"The discount on European equities has never been greater". It's an example of how what's cheap can stay cheap for a long time: the famous "value trap" concept. And it's a problem that goes beyond the simple match of stock markets.

European equities are currently trading at 13.2 times next year's earnings, which is close to their long-term average. This compares with 21.6 PE forward for US equities (versus 18.2 for their 10-year average). Over the past decade, the gap has widened steadily. Buoyed by a handful of mega-caps with insolent profitability, Wall Street is racing ahead and crushing the rest of the world. The United States now accounts for 74% of the MSCI World index, but only 25% of global GDP.

Vicious circle

At first glance, the valuation discount is not a problem. If we worry all day long about high valuations in the US, we can only rejoice in the fact that the European market is cheap. 

But what are we seeing in practice? More than long term investors, it's private equity that's attracted to European markets and coming to do business. Indeed, valuations are much more attractive than in unlisted markets. We saw this again recently with the takeover of Neoen by the Canadian fund Brookfield. As a result, many quality companies are delisted and end up in the hands of private equity funds (ironically, the largest private equity funds are listed on the stock market). This mechanism means that the European stock market, and in particular the small and mid-cap segment, is gradually losing quality, which in turn feeds investor disinterest.

Secondly, from the point of view of European companies, the discount also acts as a brake. Unlisted companies are not attracted by a market that does not value them well, which often pushes them to list in the United States or to remain in the unlisted sector, which has become much more structured in recent years, enabling us to support companies up to much larger capitalizations.

For companies that are already listed, there is another disadvantage. When they seek to grow externally (i.e., by acquiring another company), and buy out an American competitor who sometimes opens up this market, the valuation gap means that the transaction price is high. In many cases, the market reacts badly to such rumors, and the stock takes a beating, nipping the acquisition project in the bud. This is what happened last September, when Bloomberg reported that Sodexo was interested in acquiring its American competitor Aramark, which is equivalent in size in terms of sales. At the same time, Elis was sanctioned for its interest in the American company Vestis.

Structural discount

The valuation discount on European equities is primarily the result of Europe's political and economic situation. An aging continent with low growth potential. An economically and financially less integrated zone. A politically fragmented zone, whose main leaders are weakened.

All this is reflected in the figures. Since 2019, European nominal GDP growth has been only 40% of that of the United States. And the growth in earnings per share expected by European companies in 2025 will be around half that of their American rivals (+8% vs. +15%), despite good international exposure.

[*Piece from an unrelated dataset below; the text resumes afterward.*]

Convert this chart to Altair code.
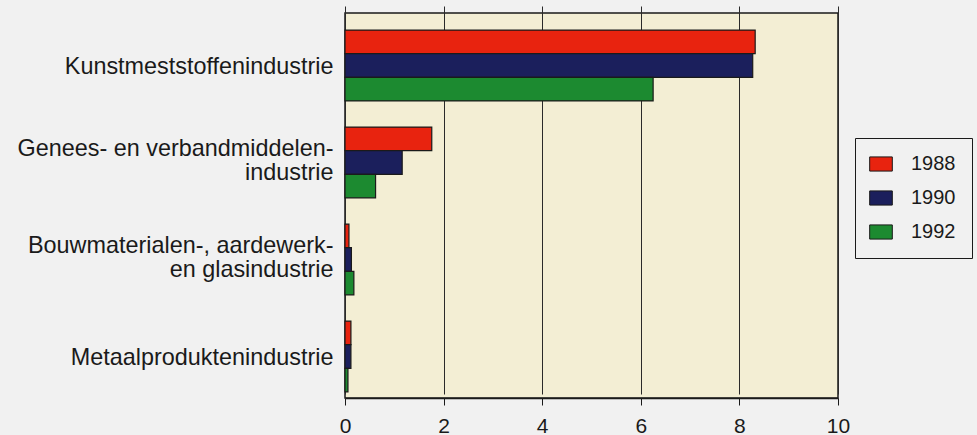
import altair as alt
import pandas as pd

categories = [
    "Kunstmeststoffenindustrie",
    "Genees- en verbandmiddelen-|industrie",
    "Bouwmaterialen-, aardewerk-|en glasindustrie",
    "Metaalproduktenindustrie",
]
years = ["1988", "1990", "1992"]
values_1988 = [8.32, 1.76, 0.08, 0.12]
values_1990 = [8.27, 1.16, 0.13, 0.12]
values_1992 = [6.25, 0.62, 0.18, 0.06]
colors = ["#e8230f", "#1b1f5c", "#1c8a30"]

rows = []
for yr, vals in zip(years, [values_1988, values_1990, values_1992]):
    for c, v in zip(categories, vals):
        rows.append({"cat": c, "year": yr, "value": v})
df = pd.DataFrame(rows)

FONT = "Liberation Sans"

chart = alt.Chart(df).mark_bar(stroke="#1a1a1a", strokeWidth=1.2).encode(
    y=alt.Y(
        "cat:N",
        sort=categories,
        scale=alt.Scale(paddingInner=0.27, paddingOuter=0.135, range=[4, 392]),
        axis=alt.Axis(
            title=None,
            labelExpr="split(datum.value, '|')",
            labelFontSize=23.4,
            labelLineHeight=24,
            labelFont=FONT,
            labelColor="#1a1a1a",
            labelPadding=12,
            labelOffset={"condition": {"test": "indexof(datum.value, '|') >= 0", "value": -14}, "value": 1},
            ticks=False,
            domain=False,
            labelLimit=400,
        ),
    ),
    yOffset=alt.YOffset("year:N", sort=years),
    x=alt.X(
        "value:Q",
        scale=alt.Scale(domain=[0, 10], nice=False),
        axis=alt.Axis(
            title=None,
            values=[0, 2, 4, 6, 8, 10],
            labelFontSize=21,
            labelFont=FONT,
            labelColor="#1a1a1a",
            labelFlush=False,
            tickSize=7,
            tickColor="#1a1a1a",
            labelPadding=10,
            grid=True,
            gridColor="#2a2a2a",
            gridWidth=1,
            domainColor="#1a1a1a",
            domainWidth=1.5,
        ),
    ),
    color=alt.Color(
        "year:N",
        sort=years,
        scale=alt.Scale(domain=years, range=colors),
        legend=alt.Legend(
            title=None,
            orient="none",
            legendX=510,
            legendY=125,
            strokeColor="#1a1a1a",
            padding=16,
            labelFontSize=20,
            labelFont=FONT,
            labelColor="#1a1a1a",
            labelExpr="datum.label + '\u00a0\u00a0\u00a0\u00a0\u00a0\u00a0\u00a0'",
            symbolType="M-1.6,-1L1.6,-1L1.6,1L-1.6,1Z",
            symbolSize=200,
            symbolStrokeColor="#1a1a1a",
            symbolStrokeWidth=1,
            symbolOpacity=1,
            rowPadding=14,
            labelOffset=20,
            fillColor="#f1f1f1",
        ),
    ),
).properties(
    width=493,
    height=385,
    background="#f1f1f1",
    padding={"left": 345, "top": 13, "right": 139, "bottom": 37},
    autosize=alt.AutoSizeParams(type="none"),
).configure_view(
    fill="#f3eed4",
    stroke="#1a1a1a",
    strokeWidth=1.5,
)

chart.save("out.html", embed_options={"renderer": "svg", "actions": False})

This brings us back to the Draghi report's observation that Europe is a continent where everything seems to stand still. One fact sums it up: the three European companies filing the most patents are the same as at the turn of the century (3 carmakers). This is more incremental innovation than disruptive innovation, which is what creates value. As a result, debates are limited to how to regulate other people's innovations.

In the face of this situation, one subject keeps coming up again and again: the sea serpent of capital market union. But this beautiful idea always comes up against reality. Last September, Unicredit announced its intention to consolidate the European banking sector. Its main target: the German bank Commerzbank. But the German political class and trade unions rose up as one. There's no question of a German flagship coming under Italian control. Even if, officially, the fear for jobs was more important. Where do we stand today? Earlier this week, the Financial Times reported that Commerzbank was considering job cuts in order to present a more attractive image to investors...and thus avoid a takeover by Unicredit.